The Singapore government maintains a ban on the sale of chewing gum first imposed in 1992, after rampant gum litter.

Over the years, officials have dismissed criticism over the ban. They point to such intrusive laws as a key reason for the country’s reputation as one of the world’s cleanest cities.

“The bike-sharing trend is repeating the history of the gum nuisance, but ironically, the government has been taking some very mild attitude on this,” Lee said.

After an initial light touch regulatory approach when the three companies launched their services early this year, the government now says it will clamp down hard on firms that have two wheelers indiscriminately parked.

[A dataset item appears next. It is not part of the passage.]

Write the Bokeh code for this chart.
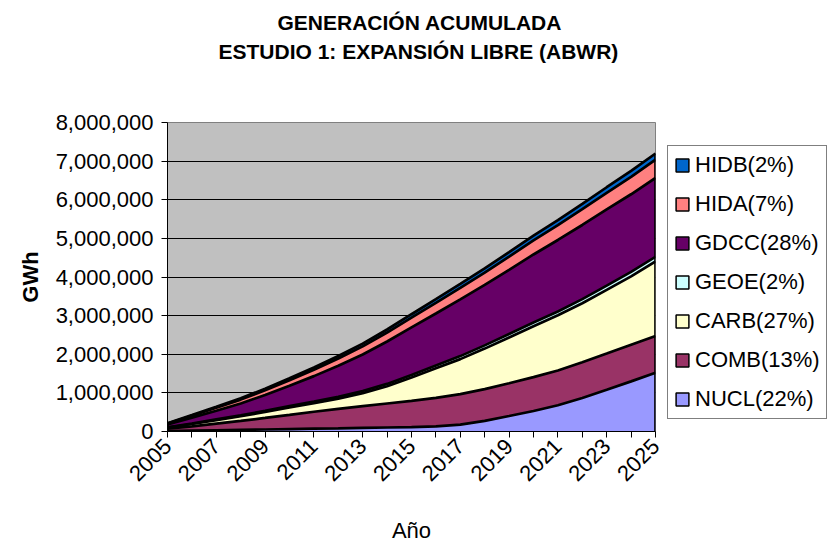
from bokeh.plotting import figure
from bokeh.models import (ColumnDataSource, FixedTicker, NumeralTickFormatter, Legend,
                          LegendItem, Title, Range1d)
from bokeh.embed import file_html
from bokeh.resources import INLINE
import math

years = list(range(2005, 2026))

NUCL = [10400, 20700, 31300, 41500, 51900, 62600, 72700, 83100, 93800, 104100, 114300,
        132000, 176000, 276000, 400000, 532000, 681000, 868000, 1079000, 1298000, 1520000]
COMB = [62000, 112000, 171000, 232000, 300000, 368000, 438000, 501000, 562000, 620000, 678000,
        738000, 790000, 822000, 848000, 876000, 899000, 925000, 938000, 948000, 952000]
CARB = [30000, 61000, 92000, 121000, 152000, 190000, 221000, 268000, 338000, 448000, 606000,
        768000, 908000, 1048000, 1188000, 1318000, 1428000, 1528000, 1648000, 1770000, 1930000]
GEOE = [6100, 12300, 18200, 24300, 30100, 36200, 42000, 48100, 54000, 60100, 66000,
        72000, 77800, 83600, 89300, 95100, 100600, 105900, 111200, 116300, 121400]
GDCC = [72000, 152000, 226000, 308000, 412000, 528000, 660000, 802000, 946000, 1098000, 1232000,
        1346000, 1470000, 1566000, 1660000, 1762000, 1850000, 1920000, 1972000, 2010000, 2042000]
HIDA = [26000, 51000, 75000, 99000, 122000, 145000, 167000, 189000, 210000, 232000, 254000,
        276000, 298000, 320000, 342000, 364000, 386000, 408000, 430000, 451000, 472000]
HIDB = [8200, 16300, 24200, 32100, 39900, 47600, 55300, 63000, 70600, 78200, 85800,
        93400, 100900, 108400, 115900, 123300, 130700, 138100, 145500, 152800, 160100]

series_names = ["NUCL", "COMB", "CARB", "GEOE", "GDCC", "HIDA", "HIDB"]
series_values = [NUCL, COMB, CARB, GEOE, GDCC, HIDA, HIDB]
legend_labels = ["NUCL(22%)", "COMB(13%)", "CARB(27%)", "GEOE(2%)", "GDCC(28%)", "HIDA(7%)", "HIDB(2%)"]
colors = ["#9999FF", "#993366", "#FFFFCC", "#CCFFFF", "#660066", "#FF8080", "#0066CC"]

y_ticks = [0, 1000000, 2000000, 3000000, 4000000, 5000000, 6000000, 7000000, 8000000]

FONT = "Liberation Sans"

data = {"year": years}
for n, v in zip(series_names, series_values):
    data[n] = v
source = ColumnDataSource(data)

p = figure(frame_width=488, frame_height=309, output_backend="svg", toolbar_location=None,
           x_range=Range1d(2005, 2025), y_range=Range1d(0, 8000000),
           min_border_left=167, min_border_right=180, min_border_top=122, min_border_bottom=113)
p.title = None
p.background_fill_color = "#C0C0C0"
p.border_fill_color = "white"
p.outline_line_color = "#808080"
p.outline_line_width = 1

p.varea_stack(stackers=series_names, x="year", color=colors, source=source)

# boundary lines
cum = [0] * len(years)
for v in series_values:
    cum = [a + b for a, b in zip(cum, v)]
    p.line(years, cum, line_color="black", line_width=2.7)
p.segment(x0=[years[-1], years[0]], y0=[0, 0], x1=[years[-1], years[0]], y1=[cum[-1], cum[0]],
          line_color="black", line_width=2.7)

# legend proxies (degenerate quads, invisible in the plot)
items = []
for lab, c in reversed(list(zip(legend_labels, colors))):
    r = p.quad(left=[years[0]], right=[years[0]], top=[0], bottom=[0],
               fill_color=c, line_color="black", line_width=1.5)
    items.append(LegendItem(label=lab, renderers=[r]))
legend = Legend(items=items, location="bottom_left", margin=12, border_line_color="black",
                border_line_width=1, background_fill_color="white", background_fill_alpha=1.0,
                label_text_font=FONT, label_text_font_size="22px", label_text_color="black",
                glyph_width=16, glyph_height=16,
                label_standoff=5, spacing=13, padding=6, label_height=22)
p.add_layout(legend, "right")

# axes
p.xaxis.ticker = FixedTicker(ticks=years)
p.xaxis.major_label_overrides = {y: ("" if (y - 2005) % 2 else str(y)) for y in years}
p.xaxis.major_label_orientation = math.pi / 4
p.xaxis.axis_label = "Año"
p.yaxis.ticker = FixedTicker(ticks=y_ticks)
p.yaxis.formatter = NumeralTickFormatter(format="0,0")
p.yaxis.axis_label = "GWh"
for ax in (p.xaxis, p.yaxis):
    ax.major_label_text_font = FONT
    ax.major_label_text_font_size = "22px"
    ax.major_label_text_color = "black"
    ax.axis_label_text_font = FONT
    ax.axis_label_text_font_size = "22px"
    ax.axis_label_text_color = "black"
    ax.axis_line_color = "black"
    ax.major_tick_line_color = "black"
    ax.major_tick_out = 6
    ax.major_tick_in = 0
    ax.minor_tick_line_color = None
p.xaxis.axis_label_text_font_style = "normal"
p.yaxis.axis_label_text_font_style = "bold"
p.xaxis.major_label_standoff = 5
p.yaxis.major_label_standoff = 8
p.yaxis.axis_label_standoff = 10
p.xaxis.axis_label_standoff = 27

p.xgrid.visible = False
p.ygrid.grid_line_color = "black"
p.ygrid.grid_line_width = 1

# titles (stacked upward from the plot frame): spacer, line 2, line 1
p.add_layout(Title(text=" ", text_font_size="20px", standoff=34), "above")
p.add_layout(Title(text="ESTUDIO 1: EXPANSIÓN LIBRE (ABWR)", align="left", offset=51,
                   text_font=FONT, text_color="black",
                   text_font_size="21px", text_font_style="bold", standoff=4), "above")
p.add_layout(Title(text="GENERACIÓN ACUMULADA", align="left", offset=110,
                   text_font=FONT, text_color="black",
                   text_font_size="21px", text_font_style="bold", standoff=4), "above")

open("out.html", "w").write(file_html(p, INLINE))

“If the indiscriminately parked bicycles are not removed within half a day, the Land Transport Authority will impound them, levy a fee on the bicycle-sharing companies for the resources used for the impounding, and fine the companies,” Lam Pin Min, a junior transport minister, told parliament on July 3 after facing questions on the matter from lawmakers. “It is in their interest to cooperate with the authorities. Any public backlash may make the business model unsustainable,”

The minister said authorities had served 1,000 notices for indiscriminately parked bicycles since the start of the year, of which 200 were impounded.

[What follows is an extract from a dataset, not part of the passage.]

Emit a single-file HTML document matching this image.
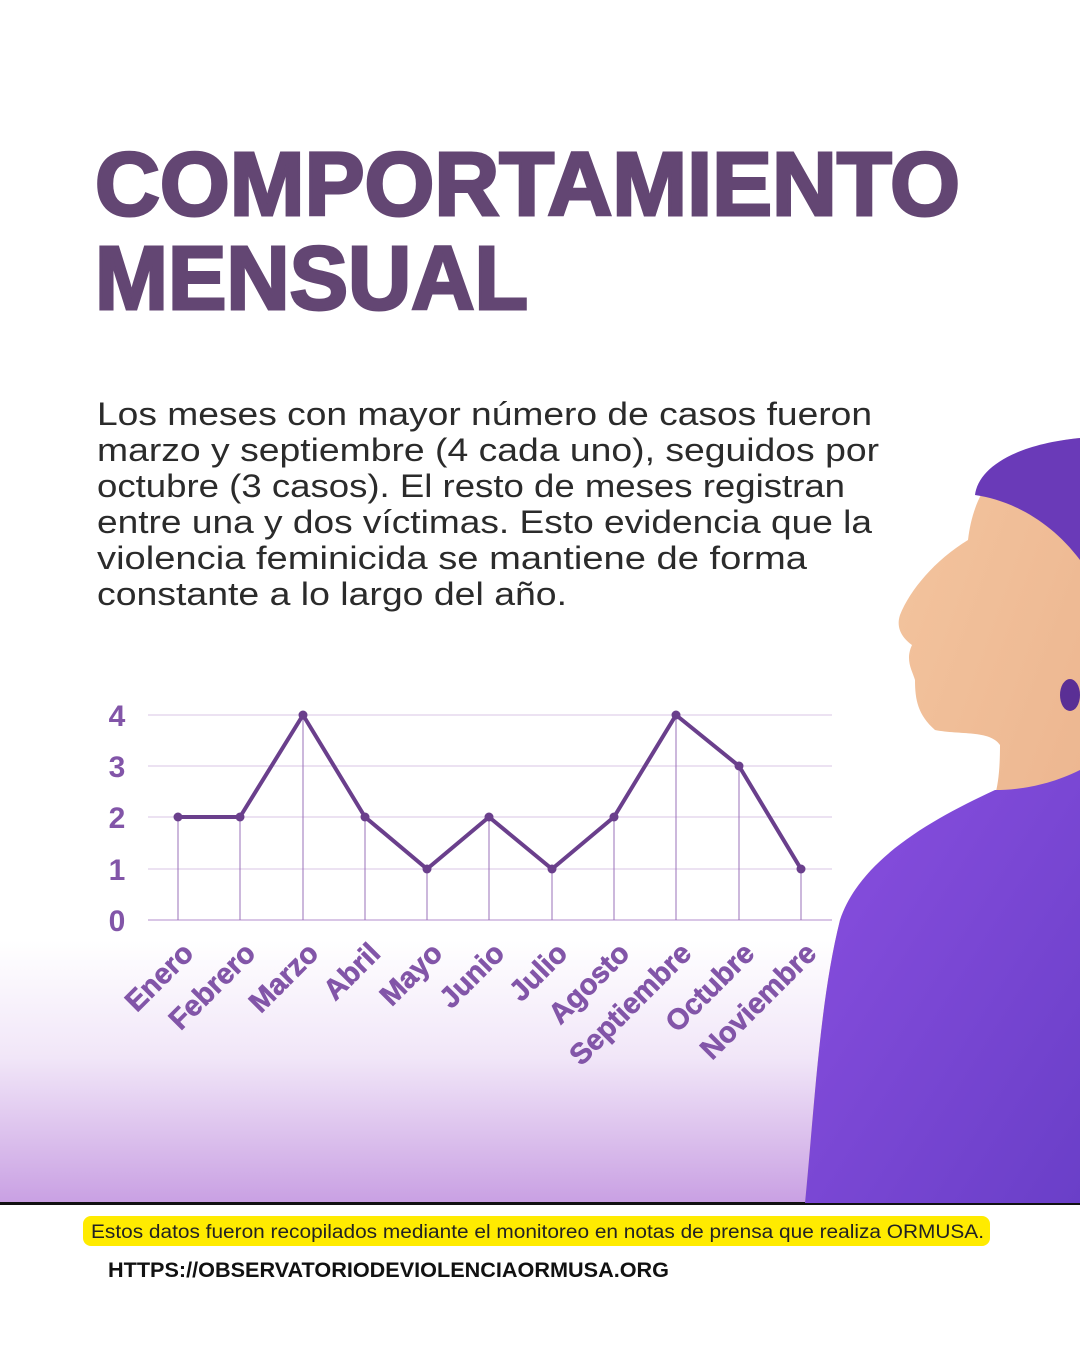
<!DOCTYPE html>
<html><head><meta charset="utf-8"><style>
html,body{margin:0;padding:0}
body{width:1080px;height:1350px;position:relative;overflow:hidden;background:#fff;font-family:"Liberation Sans",sans-serif}
.bg{position:absolute;left:0;top:940px;width:1080px;height:263px;background:linear-gradient(#fff 0%,#f1e6f8 45%,#c9a0e3 100%)}
.line{position:absolute;left:0;top:1202px;width:1080px;height:3px;background:#111}
.note{position:absolute;left:83px;top:1216px;width:907px;height:30px;background:#ffeb00;border-radius:8px}
svg{position:absolute;left:0;top:0}
</style></head><body>
<div class="bg"></div>
<div class="line"></div>
<div class="note"></div>
<svg width="1080" height="1350">
<defs>
<linearGradient id="sk" x1="0" y1="0" x2="1" y2="1"><stop offset="0" stop-color="#f6c9a3"/><stop offset="1" stop-color="#e9b08a"/></linearGradient>
<linearGradient id="pu" x1="0" y1="0" x2="1" y2="1"><stop offset="0" stop-color="#8a4fe0"/><stop offset="1" stop-color="#6a3fc8"/></linearGradient>
</defs>
<g font-family="Liberation Sans,sans-serif" font-weight="bold" fill="#634673" stroke="#634673" stroke-width="3">
<text x="95" y="215" font-size="90" textLength="865" lengthAdjust="spacingAndGlyphs">COMPORTAMIENTO</text>
<text x="95" y="309" font-size="90" textLength="433" lengthAdjust="spacingAndGlyphs">MENSUAL</text>
</g>
<g font-family="Liberation Sans,sans-serif" font-size="32" fill="#2b2b2b">
<text x="97" y="425" textLength="775" lengthAdjust="spacingAndGlyphs">Los meses con mayor número de casos fueron</text>
<text x="97" y="461" textLength="782" lengthAdjust="spacingAndGlyphs">marzo y septiembre (4 cada uno), seguidos por</text>
<text x="97" y="497" textLength="748" lengthAdjust="spacingAndGlyphs">octubre (3 casos). El resto de meses registran</text>
<text x="97" y="533" textLength="775" lengthAdjust="spacingAndGlyphs">entre una y dos víctimas. Esto evidencia que la</text>
<text x="97" y="569" textLength="710" lengthAdjust="spacingAndGlyphs">violencia feminicida se mantiene de forma</text>
<text x="97" y="605" textLength="470" lengthAdjust="spacingAndGlyphs">constante a lo largo del año.</text>
</g>
<!-- woman -->
<path d="M1080 438 C1010 445 975 480 968 540 C935 560 910 590 900 615 C895 630 905 640 912 645 C905 660 912 670 915 680 C915 700 918 715 935 730 C960 735 990 730 1000 745 C1000 770 998 785 995 795 C930 820 860 860 840 920 C820 1000 815 1100 805 1203 L1080 1203 Z" fill="url(#sk)"/>
<path d="M1080 438 C1010 445 978 470 975 495 C1010 500 1050 520 1080 560 Z" fill="#6a3ab8"/>
<path d="M995 790 C930 820 860 860 840 920 C820 1000 815 1100 805 1203 L1080 1203 L1080 770 C1050 785 1020 790 995 790 Z" fill="url(#pu)"/>
<ellipse cx="1070" cy="695" rx="10" ry="16" fill="#5a2f95"/>
<!-- chart -->
<g stroke="#e6d8ee" stroke-width="1.5">
<line x1="148" y1="715" x2="832" y2="715"/><line x1="148" y1="766" x2="832" y2="766"/>
<line x1="148" y1="817" x2="832" y2="817"/><line x1="148" y1="869" x2="832" y2="869"/>
</g>
<line x1="148" y1="920" x2="832" y2="920" stroke="#d9c6e6" stroke-width="2"/>
<g stroke="#9a70b8" stroke-width="1">
<line x1="178" y1="817" x2="178" y2="920"/><line x1="240" y1="817" x2="240" y2="920"/>
<line x1="303" y1="715" x2="303" y2="920"/><line x1="365" y1="817" x2="365" y2="920"/>
<line x1="427" y1="869" x2="427" y2="920"/><line x1="489" y1="817" x2="489" y2="920"/>
<line x1="552" y1="869" x2="552" y2="920"/><line x1="614" y1="817" x2="614" y2="920"/>
<line x1="676" y1="715" x2="676" y2="920"/><line x1="739" y1="766" x2="739" y2="920"/>
<line x1="801" y1="869" x2="801" y2="920"/>
</g>
<polyline points="178,817 240,817 303,715 365,817 427,869 489,817 552,869 614,817 676,715 739,766 801,869" fill="none" stroke="#6a3f8c" stroke-width="4" stroke-linejoin="round"/>
<g fill="#6a3f8c">
<circle cx="178" cy="817" r="4.5"/><circle cx="240" cy="817" r="4.5"/><circle cx="303" cy="715" r="4.5"/><circle cx="365" cy="817" r="4.5"/><circle cx="427" cy="869" r="4.5"/><circle cx="489" cy="817" r="4.5"/><circle cx="552" cy="869" r="4.5"/><circle cx="614" cy="817" r="4.5"/><circle cx="676" cy="715" r="4.5"/><circle cx="739" cy="766" r="4.5"/><circle cx="801" cy="869" r="4.5"/>
</g>
<g font-family="Liberation Sans,sans-serif" font-weight="bold" font-size="30" fill="#8255a8" text-anchor="middle">
<text x="117" y="726">4</text><text x="117" y="777">3</text><text x="117" y="828">2</text><text x="117" y="880">1</text><text x="117" y="931">0</text>
</g>
<g font-family="Liberation Sans,sans-serif" font-weight="bold" font-size="29" fill="#8255a8" text-anchor="end" stroke="#8255a8" stroke-width="0.6">
<text transform="translate(195,955) rotate(-45)">Enero</text>
<text transform="translate(257,955) rotate(-45)">Febrero</text>
<text transform="translate(320,955) rotate(-45)">Marzo</text>
<text transform="translate(382,955) rotate(-45)">Abril</text>
<text transform="translate(444,955) rotate(-45)">Mayo</text>
<text transform="translate(506,955) rotate(-45)">Junio</text>
<text transform="translate(569,955) rotate(-45)">Julio</text>
<text transform="translate(631,955) rotate(-45)">Agosto</text>
<text transform="translate(693,955) rotate(-45)">Septiembre</text>
<text transform="translate(756,955) rotate(-45)">Octubre</text>
<text transform="translate(818,955) rotate(-45)">Noviembre</text>
</g>
<text x="91" y="1238" font-family="Liberation Sans,sans-serif" font-size="19" fill="#222" textLength="893" lengthAdjust="spacingAndGlyphs">Estos datos fueron recopilados mediante el monitoreo en notas de prensa que realiza ORMUSA.</text>
<text x="108" y="1277" font-family="Liberation Sans,sans-serif" font-size="21" font-weight="bold" fill="#111" textLength="561" lengthAdjust="spacingAndGlyphs">HTTPS://OBSERVATORIODEVIOLENCIAORMUSA.ORG</text>
</svg>
</body></html>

The government is planning to add 6,000 new bicycle parking lots in metro stations, with 500 more in the city centre, he said.

The three privately held companies have said they are working closely with municipal authorities in the compact island to end the errant parking scourge.

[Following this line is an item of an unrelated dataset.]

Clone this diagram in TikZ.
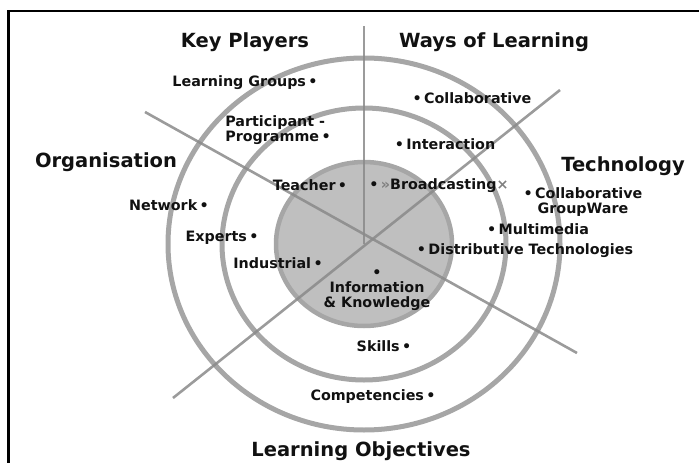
\documentclass[tikz,border=0pt]{standalone}
\usepackage{fontspec}
\setmainfont{DejaVu Sans}
\usepackage{xcolor}
\usepackage{tikz}
\definecolor{ringgrey}{HTML}{A6A6A6}
\definecolor{diskgrey}{HTML}{BFBFBF}
\definecolor{spokegrey}{HTML}{8A8A8A}
\definecolor{inkgrey}{HTML}{111111}

\begin{document}
\begin{tikzpicture}[x=1pt, y=-1pt,
    title/.style={text=inkgrey, font=\bfseries\fontsize{19.5}{21}\selectfont, inner sep=0pt},
    item/.style={text=inkgrey, font=\bfseries\fontsize{14.3}{15}\selectfont, inner sep=0pt, align=center},
    ring/.style={draw=ringgrey, line width=5pt},
    spoke/.style={draw=spokegrey, line width=2.6pt, opacity=0.85}]
    \useasboundingbox (0,0) rectangle (699,463);
    \draw[line width=2.8pt] (8.5,463) -- (8.5,11) -- (699,11);

    \coordinate (c) at (364,244);
    \coordinate (n) at (364,26);
    \coordinate (nw) at (145,112);
    \coordinate (ne) at (560,90);
    \coordinate (sw) at (173,398);
    \coordinate (se) at (577,353);

    \fill[diskgrey, draw=ringgrey, line width=4.5pt] (c) ellipse [x radius=88pt, y radius=82pt];
    \draw[ring] (c) ellipse [x radius=142pt, y radius=136pt];
    \draw[ring] (c) ellipse [x radius=196pt, y radius=186pt];

    \draw[spoke] (n) -- (c);
    \draw[spoke] (nw) -- (se);
    \draw[spoke] (ne) -- (sw);

    \node[title] (keyplayers) at (245,42) {Key Players};
    \node[title] (waysoflearning) at (494,42) {Ways of Learning};
    \node[title] (organisation) at (106,162) {Organisation};
    \node[title] (technology) at (623,166) {Technology};
    \node[title] (objectives) at (361,451) {Learning Objectives};

    \node[item] (groups) at (245,83) {Learning Groups\,•};
    \node[item, align=left] (participant) at (278,130) {Participant -\\Programme\,•};
    \node[item] (teacher) at (310,185) {Teacher\,•};
    \node[item] (network) at (169,205) {Network\,•};
    \node[item] (experts) at (222,238) {Experts\,•};
    \node[item] (industrial) at (278,263) {Industrial\,•};

    \node[item] (collab) at (472,98) {•\,Collaborative};
    \node[item] (interaction) at (445,144) {•\,Interaction};
    \node[item] (broadcast) at (439,186) {•\,{\color{gray}»}Broadcasting{\color{gray}×}};
    \node[item] (groupware) at (583,202) {•\,Collaborative\\GroupWare};
    \node[item] (multimedia) at (538,229) {•\,Multimedia};
    \node[item] (distributive) at (525,251) {•\,Distributive Technologies};

    \node[item] (information) at (377,290) {•\\Information\\\& Knowledge};
    \node[item] (skills) at (384,346) {Skills\,•};
    \node[item] (competencies) at (373,397) {Competencies\,•};
  \end{tikzpicture}
\end{document}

Tiny Singapore is just one part of the three companies’ plans for global domination in the dockless bicycle space. Ofo, launched by Peking University students in 2014, plans to deploy 20 million bikes to 200 cities in 20 countries by the end of 2017. The company this month said it raised more than US$700 million in its latest funding round, led by Alibaba – the owner of the South China Morning Post. Mobike, backed by private equity from the likes of Singaporean sovereign wealth fund Temasek Holdings, Chinese internet firm Tencent and manufacturing giant Foxxconn, last month launched operations in Manchester – its first overseas venture outside Asia.

Singapore-based oBike, which has Singaporean and mainland Chinese investors, meanwhile has launched trials in Melbourne and London.

Taufiq, who has been using the bicycles for two months, said he hoped the public backlash would not force the firms out of the Lion City. “If you [create] more parking, the riders will use it ... don’t need to fine, ban [and] jail and all that. Give it some time.”